The CPPE says the World Bank’s recommendation to increase the importation of petroleum products is misaligned with Nigeria’s current economic trajectory and reform direction.

It argued that recent macroeconomic improvements and emerging domestic refining capacity should be consolidated rather than weakened by greater import dependence.

  • “The Centre for the Promotion of Private Enterprise (CPPE) expresses strong reservations about the policy proposition by the World Bank in its recent Nigeria Development Update, advocating increased importation of petroleum products and food as a solution to Nigeria’s supply-side constraints.  
  • “This recommendation is deeply troubling and fundamentally misaligned with Nigeria’s current economic realities and reform trajectory.  
  • “At a time when the country is making measurable progress in restoring macroeconomic stability—evidenced by improving foreign reserves, moderating inflation, a more stable exchange rate regime, and growing capacity for the export of refined petroleum products—the policy priority should be to consolidate these gains, not undermine them.”  

The organisation stressed that continued reliance on imported fuel could weaken investor confidence in local refineries and increase pressure on foreign exchange demand.

More insights

The CPPE further argued that import-heavy strategies expose Nigeria to external shocks linked to global oil price volatility and supply disruptions. It warned that such exposure could worsen domestic inflation and destabilise fuel pricing.

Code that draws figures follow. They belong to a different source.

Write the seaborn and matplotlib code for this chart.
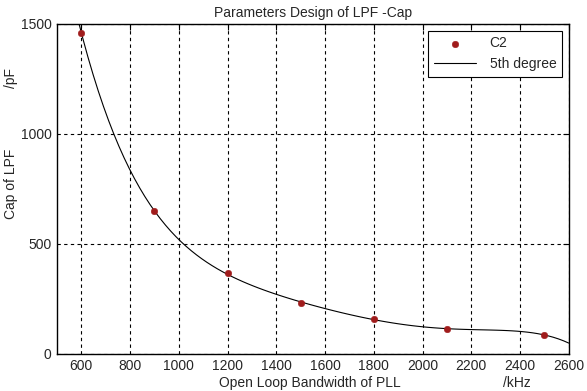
import numpy as np
import pandas as pd
import matplotlib
matplotlib.use('Agg')
import matplotlib.pyplot as plt
import seaborn as sns

# точки C2
bandwidth = [600, 900, 1200, 1500, 1800, 2100, 2500]   # kHz
cap_c2 = [1460, 648, 366, 230, 160, 113, 86]            # pF
x_ticks = [600, 800, 1000, 1200, 1400, 1600, 1800, 2000, 2200, 2400, 2600]
y_ticks = [0, 500, 1000, 1500]

df = pd.DataFrame({'bw': bandwidth, 'cap': cap_c2})

sns.set_style('white')
plt.rcParams['font.family'] = ['Liberation Sans', 'DejaVu Sans']

fig = plt.figure(figsize=(5.87, 3.91), dpi=100)
ax = fig.add_axes([0.097, 0.095, 0.872, 0.844])
ax.set_xlim(500, 2600)
ax.set_ylim(0, 1500)

# полином 5-й степени средствами seaborn
sns.regplot(data=df, x='bw', y='cap', order=5, ci=None, scatter=False, truncate=False,
            line_kws={'color': 'black', 'lw': 0.8}, ax=ax, label='5th degree')
sns.scatterplot(data=df, x='bw', y='cap', color='#a01c1c', s=22, edgecolor='#a01c1c',
                ax=ax, label='C2', zorder=5)
ax.set_xlim(500, 2600)
ax.set_ylim(0, 1500)

ax.set_xticks(x_ticks)
ax.set_yticks(y_ticks)
ax.tick_params(labelsize=10, direction='in', length=4, pad=4, top=True, right=True, color='black')
ax.grid(True, linestyle=(0, (3, 3)), color='black', lw=0.8)
for s in ax.spines.values():
    s.set_color('black')
    s.set_linewidth(1.0)

ax.set_xlabel('')
ax.set_ylabel('')
ax.set_title('Parameters Design of LPF -Cap', fontsize=10, pad=5)
fig.text(0.528, 0.02, 'Open Loop Bandwidth of PLL', ha='center', va='center', fontsize=10)
fig.text(0.88, 0.02, '/kHz', ha='center', va='center', fontsize=10)
fig.text(0.018, 0.53, 'Cap of LPF', rotation=90, ha='center', va='center', fontsize=10)
fig.text(0.018, 0.8, '/pF', rotation=90, ha='center', va='center', fontsize=10)

h, l = ax.get_legend_handles_labels()
order = [l.index('C2'), l.index('5th degree')]
leg = ax.legend([h[i] for i in order], [l[i] for i in order], loc='upper right',
                fontsize=10, frameon=True, fancybox=False, edgecolor='black',
                framealpha=1, borderaxespad=0.5, handlelength=3.0, handletextpad=1.0)
leg.get_frame().set_linewidth(0.8)

fig.savefig('out.png', dpi=100)
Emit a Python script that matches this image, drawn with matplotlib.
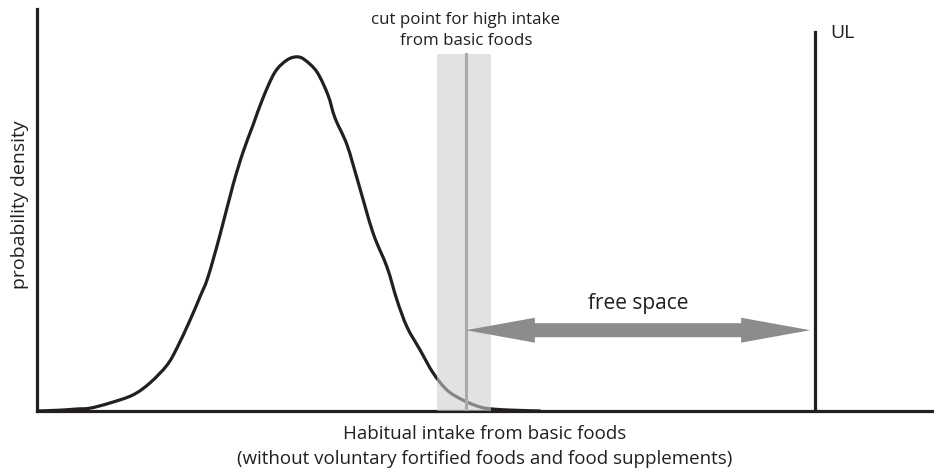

It also pointed to structural bottlenecks affecting local producers, including high financing costs, infrastructure gaps, logistics constraints, and regulatory burdens, which it says must be addressed to unlock domestic capacity.

The organisation noted that recent private sector investments in refining signal growing potential for energy self-sufficiency if policy consistency is maintained. It added that global trends are increasingly shifting toward energy security and reduced reliance on imports, making domestic production strategies more relevant in the long term.

CPPE urged policymakers to prioritise expanding refining capacity, ensuring steady crude supply to local refineries, improving infrastructure, and reducing production costs to strengthen the downstream sector.

Backstory

The debate follows the World Bank’s Nigeria Development Update, which initially recommended sustained importation of Premium Motor Spirit (PMS) to stabilise fuel supply in Nigeria.

  • The report was later removed from the World Bank’s website, drawing attention to possible revisions in its policy stance.
  • The April 2026 report had suggested continued fuel imports alongside a gradual shift toward a more competitive downstream petroleum market. However, it was subsequently replaced with a clarification urging reassessment in light of changing global energy conditions.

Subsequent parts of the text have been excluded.